Aim of the exercise:
Give the data again exactly as written, skipping any pictures.

# Start of Data excerpt

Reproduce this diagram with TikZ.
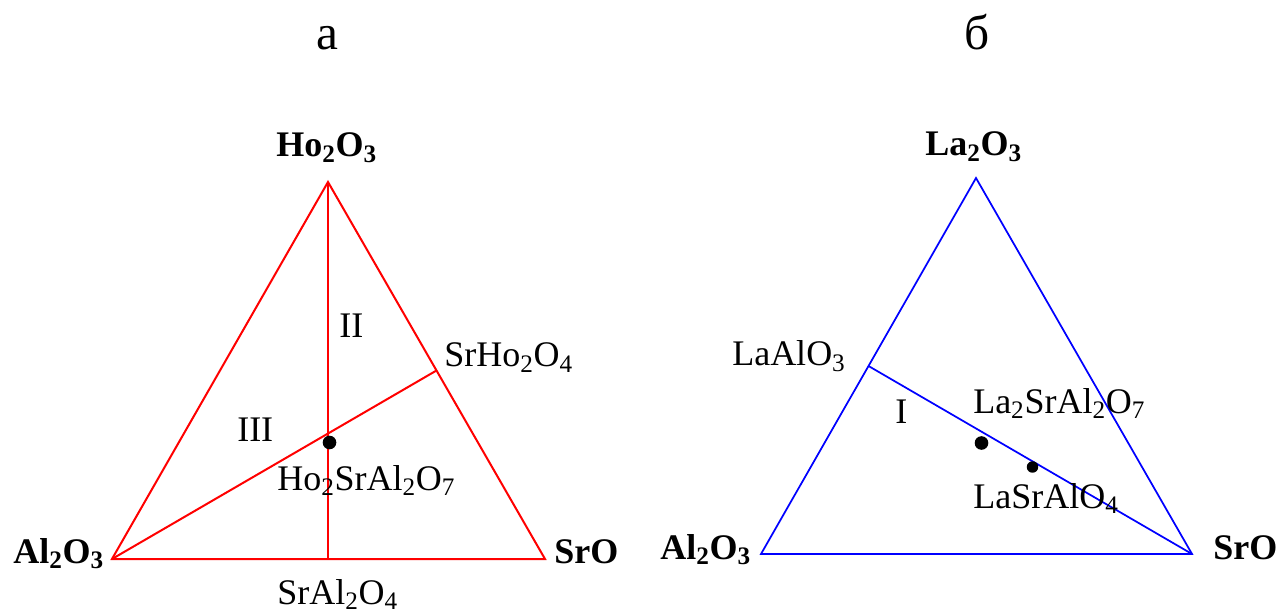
\documentclass[tikz,border=0pt]{standalone}
\usepackage{fontspec}
\setmainfont{Liberation Serif}
\usetikzlibrary{calc}
\newcommand{\sbs}[1]{\textsubscript{#1}}
\begin{document}
\begin{tikzpicture}[x=0.75pt,y=-0.75pt,
  lbl/.style={anchor=base west, inner sep=0pt, font=\fontsize{27}{32}\selectfont},
  blbl/.style={anchor=base west, inner sep=0pt, font=\fontsize{27}{32}\selectfont\bfseries},
  head/.style={anchor=base west, inner sep=0pt, font=\fontsize{37}{44}\selectfont},
  redline/.style={draw=red, line width=1.5pt},
  blueline/.style={draw=blue, line width=1.3pt},
  dot/.style={circle, fill=black, inner sep=0pt, minimum size=10.2pt},
  sdot/.style={circle, fill=black, inner sep=0pt, minimum size=8.6pt}]
\useasboundingbox (0,0) rectangle (1281,616);

% headings
\node[head] (ha) at (316,50) {а};
\node[head] (hb) at (964,50) {б};

% ---- left diagram (Ho2O3 - Al2O3 - SrO)
\coordinate (hoA) at (112,559);
\coordinate (hoS) at (545,559);
\coordinate (hoT) at (328,182);
\coordinate (hoB) at (328,559);
\coordinate (hoM) at ($(hoT)!0.5!(hoS)$);
\draw[redline] (hoA) -- (hoS) -- (hoT) -- cycle;
\draw[redline] (hoT) -- (hoB);
\draw[redline] (hoA) -- (hoM);
\node[dot] (hoD) at (329.5,442.5) {};

\node[blbl] (lHo) at (276,157) {Ho\sbs{2}O\sbs{3}};
\node[blbl] (lAl) at (13,563) {Al\sbs{2}O\sbs{3}};
\node[blbl] (lSr) at (554,563) {SrO};
\node[lbl] (lSA) at (277,604) {SrAl\sbs{2}O\sbs{4}};
\node[lbl] (lSH) at (444,367) {SrHo\sbs{2}O\sbs{4}};
\node[lbl] (lII) at (339,338) {II};
\node[lbl] (lIII) at (237,441.5) {III};
\node[lbl] (lHS) at (277,490) {Ho\sbs{2}SrAl\sbs{2}O\sbs{7}};

% ---- right diagram (La2O3 - Al2O3 - SrO)
\coordinate (laA) at (761,554);
\coordinate (laS) at (1192,554);
\coordinate (laT) at (976,178);
\coordinate (laM) at ($(laA)!0.5!(laT)$);
\draw[blueline] (laA) -- (laS) -- (laT) -- cycle;
\draw[blueline] (laM) -- (laS);
\node[dot] (laD1) at (981.5,443) {};
\node[sdot] (laD2) at (1032.5,467) {};

\node[blbl] (rLa) at (925,156) {La\sbs{2}O\sbs{3}};
\node[blbl] (rAl) at (660,559) {Al\sbs{2}O\sbs{3}};
\node[blbl] (rSr) at (1213,559) {SrO};
\node[lbl] (rLA) at (732,366) {LaAlO\sbs{3}};
\node[lbl] (rI) at (895,423) {I};
\node[lbl] (rL2) at (973,413) {La\sbs{2}SrAl\sbs{2}O\sbs{7}};
\node[lbl] (rLS) at (973,508) {LaSrAlO\sbs{4}};
\end{tikzpicture}
\end{document}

# End of Data excerpt

Solved exercise:
Reproduce this diagram with TikZ.
\documentclass[tikz,border=0pt]{standalone}
\usepackage{fontspec}
\setmainfont{Liberation Serif}
\usetikzlibrary{calc}
\newcommand{\sbs}[1]{\textsubscript{#1}}
\begin{document}
\begin{tikzpicture}[x=0.75pt,y=-0.75pt,
  lbl/.style={anchor=base west, inner sep=0pt, font=\fontsize{27}{32}\selectfont},
  blbl/.style={anchor=base west, inner sep=0pt, font=\fontsize{27}{32}\selectfont\bfseries},
  head/.style={anchor=base west, inner sep=0pt, font=\fontsize{37}{44}\selectfont},
  redline/.style={draw=red, line width=1.5pt},
  blueline/.style={draw=blue, line width=1.3pt},
  dot/.style={circle, fill=black, inner sep=0pt, minimum size=10.2pt},
  sdot/.style={circle, fill=black, inner sep=0pt, minimum size=8.6pt}]
\useasboundingbox (0,0) rectangle (1281,616);

% headings
\node[head] (ha) at (316,50) {а};
\node[head] (hb) at (964,50) {б};

% ---- left diagram (Ho2O3 - Al2O3 - SrO)
\coordinate (hoA) at (112,559);
\coordinate (hoS) at (545,559);
\coordinate (hoT) at (328,182);
\coordinate (hoB) at (328,559);
\coordinate (hoM) at ($(hoT)!0.5!(hoS)$);
\draw[redline] (hoA) -- (hoS) -- (hoT) -- cycle;
\draw[redline] (hoT) -- (hoB);
\draw[redline] (hoA) -- (hoM);
\node[dot] (hoD) at (329.5,442.5) {};

\node[blbl] (lHo) at (276,157) {Ho\sbs{2}O\sbs{3}};
\node[blbl] (lAl) at (13,563) {Al\sbs{2}O\sbs{3}};
\node[blbl] (lSr) at (554,563) {SrO};
\node[lbl] (lSA) at (277,604) {SrAl\sbs{2}O\sbs{4}};
\node[lbl] (lSH) at (444,367) {SrHo\sbs{2}O\sbs{4}};
\node[lbl] (lII) at (339,338) {II};
\node[lbl] (lIII) at (237,441.5) {III};
\node[lbl] (lHS) at (277,490) {Ho\sbs{2}SrAl\sbs{2}O\sbs{7}};

% ---- right diagram (La2O3 - Al2O3 - SrO)
\coordinate (laA) at (761,554);
\coordinate (laS) at (1192,554);
\coordinate (laT) at (976,178);
\coordinate (laM) at ($(laA)!0.5!(laT)$);
\draw[blueline] (laA) -- (laS) -- (laT) -- cycle;
\draw[blueline] (laM) -- (laS);
\node[dot] (laD1) at (981.5,443) {};
\node[sdot] (laD2) at (1032.5,467) {};

\node[blbl] (rLa) at (925,156) {La\sbs{2}O\sbs{3}};
\node[blbl] (rAl) at (660,559) {Al\sbs{2}O\sbs{3}};
\node[blbl] (rSr) at (1213,559) {SrO};
\node[lbl] (rLA) at (732,366) {LaAlO\sbs{3}};
\node[lbl] (rI) at (895,423) {I};
\node[lbl] (rL2) at (973,413) {La\sbs{2}SrAl\sbs{2}O\sbs{7}};
\node[lbl] (rLS) at (973,508) {LaSrAlO\sbs{4}};
\end{tikzpicture}
\end{document}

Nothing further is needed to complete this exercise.